HIRSH ABRAMOVITSH (HIRSZ ABRAMOWICZ) (March 1 1881-January
29, 1960)
Born in Tomaszewo, Vilna district. His father was employed in agriculture. He studied Hebrew and other languages with a
tutor, later in a religious school in Vilna, and then in the Vilna Teachers’
Institute. He studied in the law faculty
at Kharkov University, and he was a teacher in religious schools. He was arrested in 1902 during a
demonstration for May Day, and in 1906 at a Bundist conference in
Katerinoslav. He was removed from his
teaching position for political reasons.
He was the director of the Jewish Professional School “Hilf durkh arbet”
(Help through work) in Vilna over a period of twenty-four years. He traveled to Canada and the United States on
a communal assignment, and there he remained with the outbreak of WWII. His wife, Anna, was killed in a Nazi gas
chamber following the liquidation of the Vilna ghetto in 1943. He began writing in Russian in 1902 (among
other magazines, he published in Voskhod [Rising]). He began publishing in Yiddish in Fraynd
(Friend) in 1904. In 1919 he began
collaborating with Vilner tog (Vilna daily), and he was a correspondent
for Yidisher tsaytung (Jewish newspaper) (Buenos Aires) and Frimorgn
(Morning) (Riga). He published articles,
reviews, and translations. He also
published in the daily press, such as Yidishe shtime (Jewish voice) (Kovno)

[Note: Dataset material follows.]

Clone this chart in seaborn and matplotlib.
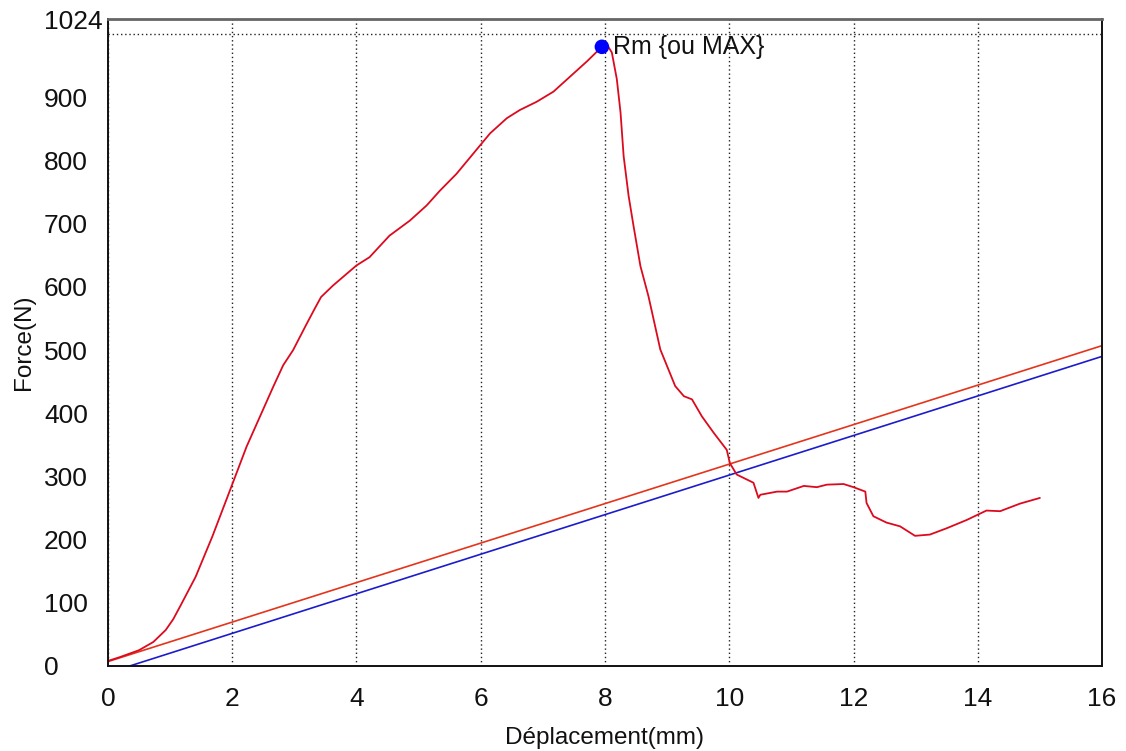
import matplotlib
matplotlib.use("Agg")
import matplotlib.pyplot as plt
import seaborn as sns
import pandas as pd

# Force-displacement curve (mm, N)
curve_x = [0.0, 0.19, 0.5, 0.73, 0.93, 1.05, 1.17, 1.41, 1.68, 2.01, 2.23, 2.47, 2.66, 2.82, 2.98,
           3.19, 3.33, 3.43, 3.62, 4.0, 4.21, 4.53, 4.86, 5.13, 5.34, 5.61, 5.88,
           6.15, 6.42, 6.63, 6.90, 7.17, 7.44, 7.71, 7.95, 8.04,
           8.11, 8.19, 8.25, 8.30, 8.38, 8.46, 8.57, 8.70, 8.89, 9.13, 9.27, 9.40,
           9.56, 9.75, 9.96, 10.01, 10.12, 10.39, 10.47, 10.50, 10.77, 10.93, 11.20,
           11.41, 11.57, 11.84, 12.0, 12.19, 12.21, 12.32, 12.53, 12.75, 12.99,
           13.23, 13.50, 13.82, 14.14, 14.36, 14.68, 15.0]
curve_y = [8, 14, 25, 38, 57, 74, 96, 141, 205, 290, 347, 400, 442, 476, 500,
           540, 566, 584, 602, 634, 647, 681, 705, 729, 752, 779, 811,
           843, 867, 880, 893, 909, 933, 957, 980, 982,
           971, 929, 876, 807, 744, 696, 633, 585, 501, 443, 427, 422,
           395, 369, 342, 321, 303, 290, 266, 271, 276, 276, 285,
           283, 287, 288, 283, 276, 258, 237, 227, 221, 206,
           208, 218, 231, 246, 245, 257, 266]

# Straight reference lines
red_line_x = [0.0, 16.0]
red_line_y = [7, 507]
blue_line_x = [0.35, 16.0]
blue_line_y = [0, 490]

# Maximum point
max_x = [7.95]
max_y = [980]
max_label = "Rm {ou MAX}"

x_ticks = [0, 2, 4, 6, 8, 10, 12, 14, 16]
y_ticks = [0, 100, 200, 300, 400, 500, 600, 700, 800, 900, 1024]
y_ticklabels = ["0", "100", "200", "300", "400", "500", "600", "700", "800", "900", "1024"]
y_grid = [100, 200, 300, 400, 500, 600, 700, 800, 900, 1000]

sns.set_theme(style="white")
plt.rcParams['font.family'] = ['Liberation Sans', 'DejaVu Sans']

fig = plt.figure(figsize=(11.26, 7.51), dpi=100)
ax = fig.add_axes([0.0959, 0.1132, 0.9787 - 0.0959, 0.9747 - 0.1132])

df_curve = pd.DataFrame({"x": curve_x, "y": curve_y})
df_red = pd.DataFrame({"x": red_line_x, "y": red_line_y})
df_blue = pd.DataFrame({"x": blue_line_x, "y": blue_line_y})
df_max = pd.DataFrame({"x": max_x, "y": max_y})

sns.lineplot(data=df_red, x="x", y="y", ax=ax, color="#e4341c", lw=1.2,
             sort=False, estimator=None)
sns.lineplot(data=df_blue, x="x", y="y", ax=ax, color="#1c1ccc", lw=1.2,
             sort=False, estimator=None)
sns.lineplot(data=df_curve, x="x", y="y", ax=ax, color="#dc0a1e", lw=1.3,
             sort=False, estimator=None)
sns.scatterplot(data=df_max, x="x", y="y", ax=ax, color="#0000ff", s=110,
                edgecolor="none", zorder=5)
ax.annotate(max_label, (max_x[0], max_y[0]), xytext=(8, 0), textcoords="offset points",
            ha="left", va="center", fontsize=18, color="#111111")

ax.set_xlim(0, 16)
ax.set_ylim(0, 1024)
ax.set_xticks(x_ticks)
ax.set_yticks(y_ticks)
ax.set_yticklabels(y_ticklabels)
ax.set_yticks(y_grid, minor=True)

ax.grid(False)
ax.xaxis.grid(True, which="major", color="#222222", linestyle=(0, (1, 2)), lw=1.0)
ax.yaxis.grid(True, which="minor", color="#222222", linestyle=(0, (1, 2)), lw=1.0)
ax.set_axisbelow(True)

ax.tick_params(axis="both", which="both", length=0, labelsize=19, colors="#111111")
ax.tick_params(axis="x", pad=15)
ax.tick_params(axis="y", pad=46)
for lbl in ax.get_yticklabels():
    lbl.set_horizontalalignment("left")

ax.set_xlabel("Déplacement(mm)", fontsize=17.5, color="#111111")
ax.set_ylabel("Force(N)", fontsize=17.5, color="#111111")
ax.yaxis.set_label_coords(-0.073, 0.5)
ax.xaxis.set_label_coords(0.5, -0.094)

for side in ["left", "bottom", "right"]:
    ax.spines[side].set_color("#111111")
    ax.spines[side].set_linewidth(1.4)
    ax.spines[side].set_visible(True)
ax.spines["top"].set_color("#666666")
ax.spines["top"].set_linewidth(2.0)
ax.spines["top"].set_visible(True)

fig.savefig("out.png", dpi=100)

and Tsayt (The times) (Vilna); in such publications as Unzer gedank
(Our thoughts), Frayer gedank (Free thoughts), and Pinkes fun der
shtot vilne (Register of the city of Vilna); and the record book of Yekopo (Yevreyskiy komitet pomoshchi
zhertvam voyny—“Jewish Relief Committee for War Victims”) entitled Af di
khurves fun milkhomes un mehumes (The ruins of wars and turmoil), as well
as Yivo-bleter (Pages from YIVO), among others. In 1931 he published A litvishe shtetl in
lebn un tsiper (A Lithuanian shtetl in life and numbers). In the United States, he published articles
in Forverts (Forward), Morgn-zhurnal (Morning journal), Der
amerikaner (The American), Fraye arbiter shtime (Free voice of
labor), and Litvisher yid (Lithuanian Jew); and in such collections as Lite
(Lithuania), Afn shvel (At the threshold), and Frayland
(Freeland). He also wrote for Lebns-fragn
(Life issues) (Tel Aviv), in which he published a work entitled 70 yor
yidishe masn-emigratsye in tsofn-amerike (Seventy years of mass emigration
to North America). In Shvilei
hachinukh (Paths of education), he published treatises on Hebrew
pedagogy. He used such pseudonyms as H.
Dinin and H. Visokodvorski, and he lived in New York until his death there. He also authored: Lern-varshtatn farn nodl-fan (Learning workshop for needle-pan [?]) (Vilna, 1922), 15 pp.; Farshvundene geshtaltn (Disappearing images) (Buenos Aires: Farband fun poylishe yidn [Association of Polish Jews], 1958), 480 pp.
Sources: Zalmen Reyzen, Leksikon, vol. 1;
Nachmen Mayzel, Y. L. Perets un zayn dor shrayber (Y. L. Perets and his
generation of writers) (New York, 1954).